Development of a two-component PSP for short-duration hypervelocity wind tunnels

Abstract

Pressure-Sensitive Paint (PSP) has become an established optical measurement technique in aerodynamics due to its ability to deliver quantitative, spatially resolved surface pressure data. However, conventional PSP formulations are limited in high-speed applications, particularly in hypersonic facilities, where large and rapid changes in surface temperature and pressure occur. To address these challenges, a two-component PSP based on Pt(II) meso-Tetra(pentafluorophenyl)porphine (PtTFFP) is being developed through a collaboration between the German Aerospace Center (DLR), the University of Notre Dame (USA), and the Aichi Institute of Technology (AIT, Japan). Complementary measurements were performed at the National Research Council (NRC, Canada) in their acoustic resonance tube. The approach makes use of a temperature-referencing component to account for the inherent temperature sensitivity of the paint, thus improving pressure measurement accuracy under these demanding flow conditions.

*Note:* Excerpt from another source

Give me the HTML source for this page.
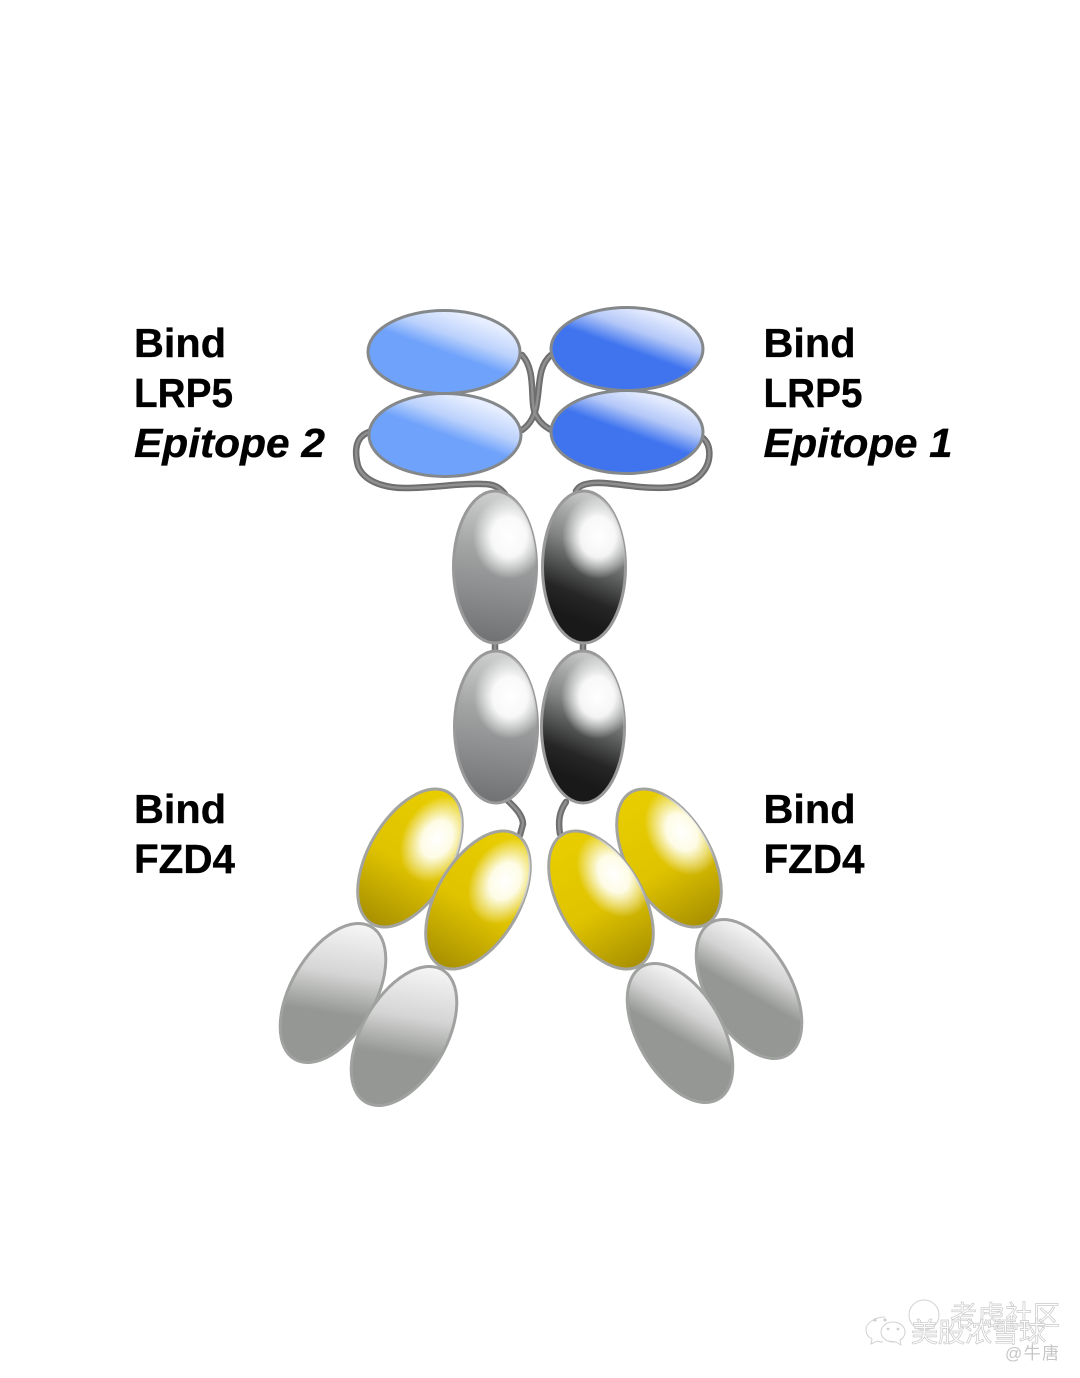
<!DOCTYPE html>
<html><head><meta charset="utf-8"><style>html,body{margin:0;padding:0;background:#fff;width:1080px;height:1378px;overflow:hidden}svg{display:block}
.t{font:bold 41px "Liberation Sans",sans-serif;fill:#000;stroke:#000;stroke-width:.35}.i{font-style:italic}
.w{font-family:"Liberation Sans","Noto Sans CJK SC",sans-serif;fill:#fff;stroke:#c9c9c9;stroke-width:.7}
</style></head><body>
<svg width="1080" height="1378" viewBox="0 0 1080 1378" xmlns="http://www.w3.org/2000/svg">
<defs>
<linearGradient id="bl" gradientUnits="userSpaceOnUse" x1="14" y1="-39" x2="0" y2="0"><stop offset="0" stop-color="#e6eeff"/><stop offset=".55" stop-color="#bcd2fc"/><stop offset="1" stop-color="#6fa2fb"/></linearGradient>
<linearGradient id="br" gradientUnits="userSpaceOnUse" x1="14" y1="-39" x2="0" y2="0"><stop offset="0" stop-color="#e2eafe"/><stop offset=".5" stop-color="#b4c8f8"/><stop offset="1" stop-color="#3f74ee"/></linearGradient>

<linearGradient id="gl" gradientUnits="userSpaceOnUse" x1="15" y1="-76" x2="-5" y2="76"><stop offset="0" stop-color="#d0d1d1"/><stop offset=".4" stop-color="#a2a4a4"/><stop offset="1" stop-color="#6f7173"/></linearGradient>
<linearGradient id="gr" gradientUnits="userSpaceOnUse" x1="30" y1="-60" x2="-15" y2="50"><stop offset="0" stop-color="#c4c5c5"/><stop offset=".4" stop-color="#828484"/><stop offset=".8" stop-color="#262626"/><stop offset="1" stop-color="#191919"/></linearGradient>
<radialGradient id="h" gradientUnits="userSpaceOnUse" cx="0" cy="0" r="1" gradientTransform="translate(14 -30) scale(36 42)"><stop offset="0" stop-color="#fff"/><stop offset=".48" stop-color="#fff" stop-opacity=".92"/><stop offset="1" stop-color="#fff" stop-opacity="0"/></radialGradient>

<linearGradient id="y" gradientUnits="userSpaceOnUse" x1="0" y1="-76" x2="0" y2="76"><stop offset="0" stop-color="#e8ce00"/><stop offset=".55" stop-color="#dfc300"/><stop offset="1" stop-color="#a89000"/></linearGradient>
<radialGradient id="hyl" gradientUnits="userSpaceOnUse" cx="0" cy="0" r="1" gradientTransform="translate(14 -30) scale(34 46)"><stop offset="0" stop-color="#fff"/><stop offset=".42" stop-color="#fffff2" stop-opacity=".95"/><stop offset="1" stop-color="#fff" stop-opacity="0"/></radialGradient>
<radialGradient id="hyr" gradientUnits="userSpaceOnUse" cx="0" cy="0" r="1" gradientTransform="translate(24 -16) scale(34 46)"><stop offset="0" stop-color="#fff"/><stop offset=".42" stop-color="#fffff2" stop-opacity=".95"/><stop offset="1" stop-color="#fff" stop-opacity="0"/></radialGradient>

<linearGradient id="wl" gradientUnits="userSpaceOnUse" x1="-25" y1="-65" x2="7" y2="19"><stop offset="0" stop-color="#f4f4f4"/><stop offset=".55" stop-color="#d4d5d4"/><stop offset="1" stop-color="#959794"/></linearGradient>
<linearGradient id="wr" gradientUnits="userSpaceOnUse" x1="43" y1="-25" x2="-4" y2="2.5"><stop offset="0" stop-color="#f2f2f2"/><stop offset=".5" stop-color="#d2d3d2"/><stop offset="1" stop-color="#959794"/></linearGradient>
</defs>

<!-- connectors -->
<g fill="none" stroke-linecap="round">
<g stroke="#6e6e6e" stroke-width="6.5">
<path d="M369 432C352 438 356 458 358 466C364 482 385 488 405 488C435 488 460 483 483 484C495 484 500 488 505 494"/>
<path d="M703 438C712 446 711 462 703 472C690 489 665 489 640 487C620 485 605 482 593 483C583 484 579 486 576 491"/>
<path d="M522 355C538 372 528 405 537 417C541 424 546 427 551 430"/>
<path d="M551 355C538 366 540 385 537 402C535 418 528 426 522 430"/>
<path d="M495 640V655M583 640V655"/>
<path d="M507 800C516 808 523 816 523 824L520 835"/>
<path d="M566 802C559 812 558 822 560 834"/>
</g>
<g stroke="#8f8f8f" stroke-width="2.5">
<path d="M369 432C352 438 356 458 358 466C364 482 385 488 405 488C435 488 460 483 483 484C495 484 500 488 505 494"/>
<path d="M703 438C712 446 711 462 703 472C690 489 665 489 640 487C620 485 605 482 593 483C583 484 579 486 576 491"/>
<path d="M522 355C538 372 528 405 537 417C541 424 546 427 551 430"/>
<path d="M551 355C538 366 540 385 537 402C535 418 528 426 522 430"/>
<path d="M495 640V655M583 640V655"/>
<path d="M507 800C516 808 523 816 523 824L520 835"/>
<path d="M566 802C559 812 558 822 560 834"/>
</g>
</g>

<!-- blue -->
<g stroke="#85888a" stroke-width="3">
<ellipse transform="translate(444 352)" rx="76" ry="41.5" fill="url(#bl)"/>
<ellipse transform="translate(445 435)" rx="76" ry="41.5" fill="url(#bl)"/>
<ellipse transform="translate(627 349)" rx="76" ry="41.5" fill="url(#br)"/>
<ellipse transform="translate(627 432)" rx="76" ry="41.5" fill="url(#br)"/>
</g>

<!-- central grey -->
<g stroke="#999" stroke-width="3">
<g transform="translate(495 567)"><ellipse rx="41.5" ry="76" fill="url(#gl)"/><ellipse rx="41.5" ry="76" fill="url(#h)" stroke="none"/></g>
<g transform="translate(496 727)"><ellipse rx="41.5" ry="76" fill="url(#gl)"/><ellipse rx="41.5" ry="76" fill="url(#h)" stroke="none"/></g>
<g transform="translate(584 567)"><ellipse rx="41.5" ry="76" fill="url(#gr)"/><ellipse rx="41.5" ry="76" fill="url(#h)" stroke="none"/></g>
<g transform="translate(583 727)"><ellipse rx="41.5" ry="76" fill="url(#gr)"/><ellipse rx="41.5" ry="76" fill="url(#h)" stroke="none"/></g>
</g>

<!-- light grey -->
<g stroke="#a0a2a0" stroke-width="3">
<ellipse rx="42" ry="76.5" transform="translate(333 993) rotate(30)" fill="url(#wl)"/>
<ellipse rx="42" ry="76.5" transform="translate(404 1036) rotate(30)" fill="url(#wl)"/>
<ellipse rx="42" ry="76.5" transform="translate(749 989) rotate(-30)" fill="url(#wr)"/>
<ellipse rx="42" ry="76.5" transform="translate(680 1033) rotate(-30)" fill="url(#wr)"/>
</g>

<!-- yellow -->
<g stroke="#a3a3a0" stroke-width="3">
<g transform="translate(410 858) rotate(30)"><ellipse rx="41.5" ry="76" fill="url(#y)"/><ellipse rx="41.5" ry="76" fill="url(#hyl)" stroke="none"/></g>
<g transform="translate(669 858) rotate(-30)"><ellipse rx="41.5" ry="76" fill="url(#y)"/><ellipse rx="41.5" ry="76" fill="url(#hyr)" stroke="none"/></g>
<g transform="translate(478 900) rotate(30)"><ellipse rx="41.5" ry="76" fill="url(#y)"/><ellipse rx="41.5" ry="76" fill="url(#hyl)" stroke="none"/></g>
<g transform="translate(601 900) rotate(-30)"><ellipse rx="41.5" ry="76" fill="url(#y)"/><ellipse rx="41.5" ry="76" fill="url(#hyr)" stroke="none"/></g>
</g>

<!-- labels -->
<text class="t" x="134" y="357" textLength="92" lengthAdjust="spacingAndGlyphs">Bind</text>
<text class="t" x="134" y="407" textLength="99" lengthAdjust="spacingAndGlyphs">LRP5</text>
<text class="t i" x="134" y="457" textLength="191" lengthAdjust="spacingAndGlyphs">Epitope 2</text>
<text class="t" x="763.5" y="357" textLength="92" lengthAdjust="spacingAndGlyphs">Bind</text>
<text class="t" x="763.5" y="407" textLength="99" lengthAdjust="spacingAndGlyphs">LRP5</text>
<text class="t i" x="763.5" y="457" textLength="189" lengthAdjust="spacingAndGlyphs">Epitope 1</text>
<text class="t" x="134" y="823" textLength="92" lengthAdjust="spacingAndGlyphs">Bind</text>
<text class="t" x="134" y="873" textLength="101" lengthAdjust="spacingAndGlyphs">FZD4</text>
<text class="t" x="763.5" y="823" textLength="92" lengthAdjust="spacingAndGlyphs">Bind</text>
<text class="t" x="763.5" y="873" textLength="101" lengthAdjust="spacingAndGlyphs">FZD4</text>

<!-- watermark -->
<g fill="#fff" stroke="#d2d2d2" stroke-width="1">
<circle cx="924" cy="1315" r="15"/>
<path d="M885 1317c-10 0-19 6-19 13 0 4 2 7 6 9l-1 5 6-3c2 1 4 1 6 1"/>
<ellipse cx="893" cy="1332" rx="12" ry="10"/>
<path d="M888 1341l8 1 5 3-1-5"/>
</g>
<g fill="#cfcfcf"><circle cx="875" cy="1320" r="1.6"/><circle cx="885" cy="1320" r="1.6"/><circle cx="888" cy="1329" r="1.4"/><circle cx="898" cy="1329" r="1.4"/></g>
<text class="w" x="950" y="1325" font-size="27" textLength="110">考虑社区</text>
<text class="w" x="911" y="1342" font-size="27" textLength="135">美股浓雪球</text>
<text x="1005" y="1359" font-family="'Liberation Sans','Noto Sans CJK SC',sans-serif" font-size="17" fill="#c6c6c6" textLength="54">@牛唐</text>
</svg>
</body></html>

A first pilot study was performed in a cold-flow hypersonic Ludwieg-tube designed for the evaluation and testing of optical measurement techniques. Tests on a simple wedge model demonstrated the usability of this PSP formulation, whereby spatially-resolved pressure distributions in both streamwise and spanwise directions could be measured. These results highlight a key advantage of PSP over flush-mounted pressure transducers: the capability to obtain 2D image-based surface pressure fields. Several findings related to PSP performance and optical setup could be obtained, providing guidance for further optimization of the technique for use in hot flows. The ongoing and further development aims at providing the means to enable reliable PSP measurements in shock tunnels, with the particular focus being on future deployment in the High Enthalpy Shock Tunnel Göttingen (HEG).